You are viewing a plain text version of this content. The canonical link for it is here.
Posted to mapreduce-user@hadoop.apache.org by Henning Blohm <he...@zfabrik.de> on 2010/09/17 13:56:09 UTC

Too large class path for map reduce jobs

When running map reduce tasks in Hadoop I run into classpath issues.
Contrary to previous posts, my problem is not that I am missing classes
on the Task's class path (we have a perfect solution for that) but
rather find too many (e.g. ECJ classes or jetty).

The libs in HADOOP_HOME/lib seem to contain everything needed to run
anything in Hadoop which is, I assume, much more than is needed to run a
map reduce task.

Is there a doable way of taking just those needed for map reduce jobs
and have the class path for m/r tasks point to just those?

I.e.: What would that set of libs comprise and where to specify the
class path for m/r tasks?

Thanks,
  Henning


Re: Too large class path for map reduce jobs

Posted by Henning Blohm <he...@zfabrik.de>.
Not really. "Anything in Hadoop" was really meant to say just that. 

The way we want to run tasks is with integrated provisioning of
everything needed (using www.z2-environment.eu ). So effectively a
Hadoop task loads the provisioning capability in process and then runs
the actual task implementation as provisioned (from another repository
actually), so that we do not need to have a special build process for
Hadoop Jobs.

However, everything on the class path of the hadoop task is visible to
the code of the z2 system and the task implementation and may lead to
conflict with other code. Specifically the Java compiler implementation
that is on the Hadoop class path (due to the use of Jasper) conflicts
with the one we use. That's why we would like to run Hadoop tasks
without unnecessary stuff (e.g. Jasper) on the class path.

Thanks,
  Henning

Am Freitag, den 17.09.2010, 16:01 +0000 schrieb Allen Wittenauer:

> On Sep 17, 2010, at 4:56 AM, Henning Blohm wrote:
> 
> > When running map reduce tasks in Hadoop I run into classpath issues. Contrary to previous posts, my problem is not that I am missing classes on the Task's class path (we have a perfect solution for that) but rather find too many (e.g. ECJ classes or jetty).
> 
> The fact that you mention:
> 
> > The libs in HADOOP_HOME/lib seem to contain everything needed to run anything in Hadoop which is, I assume, much more than is needed to run a map reduce task.
> 
> hints that your perfect solution is to throw all your custom stuff in lib.  If so, that's a huge mistake.  Use distributed cache instead.

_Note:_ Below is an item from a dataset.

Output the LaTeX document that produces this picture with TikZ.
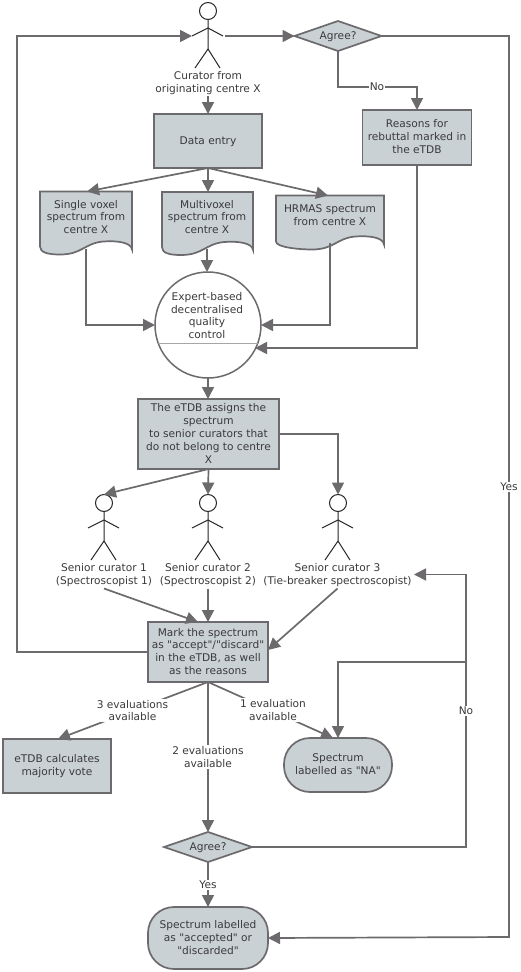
\documentclass[tikz,border=0pt]{standalone}
\usepackage{fontspec}
\setmainfont{DejaVu Sans}[Ligatures=TeXOff]
\usetikzlibrary{arrows.meta,shapes.geometric}
\definecolor{ln}{HTML}{6C6A6D}
\definecolor{fl}{HTML}{C9D1D5}
\definecolor{tx}{HTML}{3A3A3C}
\newcommand{\stickfig}[3]{%
  \node[headc] (#1) at (#2,#3) {};
  \draw[stickl] (#1.south) -- (#2,#3+38) -- (#2-13,#3+57);
  \draw[stickl] (#2,#3+38) -- (#2+12,#3+57);
  \draw[stickl] (#2-16,#3+25) -- (#2,#3+17) -- (#2+15,#3+25);
}
\newcommand{\docshape}[4]{%
  \draw[boxs] (#1,#2) -- (#1+#3,#2) -- (#1+#3,#2+#4)
    .. controls (#1+#3-1,#2+#4-7) and (#1+#3-14,#2+#4-9) .. (#1+#3-29,#2+#4-8)
    .. controls (#1+#3-48,#2+#4-6) and (#1+#3-50,#2+#4+5) .. (#1+#3-72,#2+#4+5)
    .. controls (#1+#3-84,#2+#4+5) and (#1,#2+#4+3) .. (#1,#2+#4-3) -- cycle;
}
\newcommand{\tl}[1]{\raisebox{-0.8pt}[\height][\depth]{\begin{tabular}{@{}c@{}}#1\end{tabular}}}
\tikzset{
  x=1pt,y=-1pt,
  every node/.style={text=tx,font=\fontsize{10.6}{12.9}\selectfont,align=center,inner sep=0pt,outer sep=0pt},
  boxs/.style={draw=ln,fill=fl,line width=1.7pt},
  pbox/.style={boxs,rectangle,minimum width=#1},
  conn/.style={draw=ln,line width=1.7pt,-{Triangle[length=12pt,width=12pt]}},
  lab/.style={fill=white,inner xsep=1pt,inner ysep=1pt},
  headc/.style={circle,draw=black!85,fill=white,line width=1pt,minimum size=17pt},
  stickl/.style={draw=black!85,line width=1pt},
  dia/.style={boxs,diamond,aspect=2.9,minimum width=87pt,minimum height=30pt},
  stad/.style={boxs,rectangle,rounded corners=26pt},
}
\begin{document}
\begin{tikzpicture}
\useasboundingbox (0,0) rectangle (520,972);
\fill[white] (0,0) rectangle (520,972);

% figures
\stickfig{cur}{208}{11}
\stickfig{sc1}{104}{503}
\stickfig{sc2}{208}{503}
\stickfig{sc3}{338}{503}
\coordinate (curL) at (192,36);
\coordinate (curR) at (225,36);

% labels for figures
\node[minimum height=26pt] (curlab) at (208,83) {Curator from\\originating centre X};
\node[minimum height=26pt] (sc1lab) at (104,575.5) {Senior curator 1\\(Spectroscopist 1)};
\node[minimum height=26pt] (sc2lab) at (208,575.5) {Senior curator 2\\(Spectroscopist 2)};
\node[minimum height=26pt] (sc3lab) at (337.5,575.5) {Senior curator 3\\(Tie-breaker spectroscopist)};

% boxes
\node[dia] (ag1) at (338,36) {\tl{Agree?}};
\node[pbox=108pt,minimum height=54pt] (data) at (208,141) {\tl{Data entry}};
\node[pbox=109pt,minimum height=55pt] (reasons) at (417,137.5) {\tl{Reasons for\\rebuttal marked in\\the eTDB}};

\docshape{40}{191.5}{92}{58}
\docshape{162}{192}{91}{58}
\docshape{276}{195.5}{108}{49}
\node[minimum width=92pt,minimum height=57pt] (single) at (86,217) {Single voxel\\spectrum from\\centre X};
\node[minimum width=91pt,minimum height=57pt] (multi) at (207,217) {Multivoxel\\spectrum from\\centre X};
\node[minimum width=108pt,minimum height=28pt] (hrmas) at (330,215.5) {HRMAS spectrum\\from centre X};
\coordinate (singleB) at (86,249);
\coordinate (multiB) at (207,249);
\coordinate (hrmasB) at (330,243);
\coordinate (singleT) at (87,191.5);
\coordinate (hrmasT) at (328,195.5);

\node[circle,draw=ln,fill=white,line width=1.5pt,minimum size=106pt] (qc) at (208,325) {};
\draw[black!35,line width=0.7pt] (qc.center) ++(-51,18) coordinate (qcL) -- ++(102,0) coordinate (qcR);
\node (qctext) at (207,315.5) {Expert-based\\decentralised\\quality\\control};

\node[pbox=141pt,minimum height=70pt] (assign) at (208.5,434) {\tl{The eTDB assigns the\\spectrum\\ to senior curators that\\do not belong to centre\\X}};
\node[pbox=120pt,minimum height=60pt] (mark) at (208,652) {\tl{Mark the spectrum\\as "accept"/"discard"\\in the eTDB, as well\\as the reasons}};
\node[pbox=108pt,minimum height=54pt] (major) at (57,766) {\tl{eTDB calculates\\majority vote}};
\node[stad,minimum width=108pt,minimum height=54pt] (na) at (338,765) {\tl{Spectrum\\labelled as "NA"}};
\node[dia,minimum width=88pt] (ag2) at (208,847) {\tl{Agree?}};
\node[stad,minimum width=120pt,minimum height=62pt] (final) at (208,938) {\tl{Spectrum labelled\\as "accepted" or\\"discarded"}};

% connectors
\coordinate (loopTL) at (17,36);
\coordinate (loopBL) at (17,652);
\draw[conn] (mark.west) -- (loopBL) -- (loopTL) -- (curL);
\draw[conn] (curR) -- (ag1.west);
\coordinate (yesTR) at (509,36);
\coordinate (yesBR) at (509,937);
\draw[conn] (ag1.east) -- (yesTR) -- (yesBR) -- (final.east);
\node[lab] (yes1) at (509,487) {Yes};
\coordinate (n1a) at (338,87);
\coordinate (n1b) at (417,87);
\draw[conn] (ag1.south) -- (n1a) -- (n1b) -- (reasons.north);
\node[lab] (no1) at (377,87) {No};
\draw[conn] (curlab.south) -- (data.north);
\draw[conn] (data.south) -- (singleT);
\draw[conn] (data.south) -- (208,192);
\draw[conn] (data.south) -- (hrmasT);
\coordinate (s1) at (86,325);
\draw[conn] (singleB) -- (s1) -- (qc.west);
\draw[conn] (multiB) -- (multiB |- qc.north);
\coordinate (h1) at (330,325);
\draw[conn] (hrmasB) -- (h1) -- (qc.east);
\coordinate (r1) at (417,348);
\coordinate (r2) at (255,348);
\draw[conn] (reasons.south) -- (r1) -- (r2);
\draw[conn] (qc.south) -- (208,399);
\draw[conn] (assign.south) -- (sc1.north);
\draw[conn] (assign.south) -- (sc2.north);
\coordinate (a1) at (338,434);
\draw[conn] (assign.east) -- (a1) -- (sc3.north);
\coordinate (mk1) at (198,622);
\coordinate (mk3) at (268,650);
\draw[conn] (sc1lab.south) -- (mk1);
\draw[conn] (sc2lab.south) -- (mark.north);
\draw[conn] (sc3lab.south) -- (mk3);
\coordinate (maj) at (58,739);
\draw[conn] (mark.south) -- (maj);
\node[lab] (e3) at (132.5,710.5) {3 evaluations\\available};
\draw[conn] (mark.south) -- (ag2.north);
\node[lab] (e2) at (208,757) {2 evaluations\\available};
\coordinate (naT) at (333,738);
\draw[conn] (mark.south) -- (naT);
\node[lab] (e1) at (273,710) {1 evaluation\\available};
\coordinate (nc) at (466,847);
\coordinate (nt) at (466,574.5);
\coordinate (nf) at (414,574.5);
\draw[conn] (ag2.east) -- (nc) -- (nt) -- (nf);
\coordinate (nb) at (466,662);
\coordinate (nb2) at (338,662);
\draw[conn] (nb) -- (nb2) -- (na.north);
\node[lab] (no2) at (466,711) {No};
\draw[conn] (ag2.south) -- (final.north);
\node[lab] (yes2) at (208,885) {Yes};
\end{tikzpicture}
\end{document}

Re: Too large class path for map reduce jobs

Posted by Allen Wittenauer <aw...@linkedin.com>.
On Sep 17, 2010, at 4:56 AM, Henning Blohm wrote:

> When running map reduce tasks in Hadoop I run into classpath issues. Contrary to previous posts, my problem is not that I am missing classes on the Task's class path (we have a perfect solution for that) but rather find too many (e.g. ECJ classes or jetty).

The fact that you mention:

> The libs in HADOOP_HOME/lib seem to contain everything needed to run anything in Hadoop which is, I assume, much more than is needed to run a map reduce task.

hints that your perfect solution is to throw all your custom stuff in lib.  If so, that's a huge mistake.  Use distributed cache instead.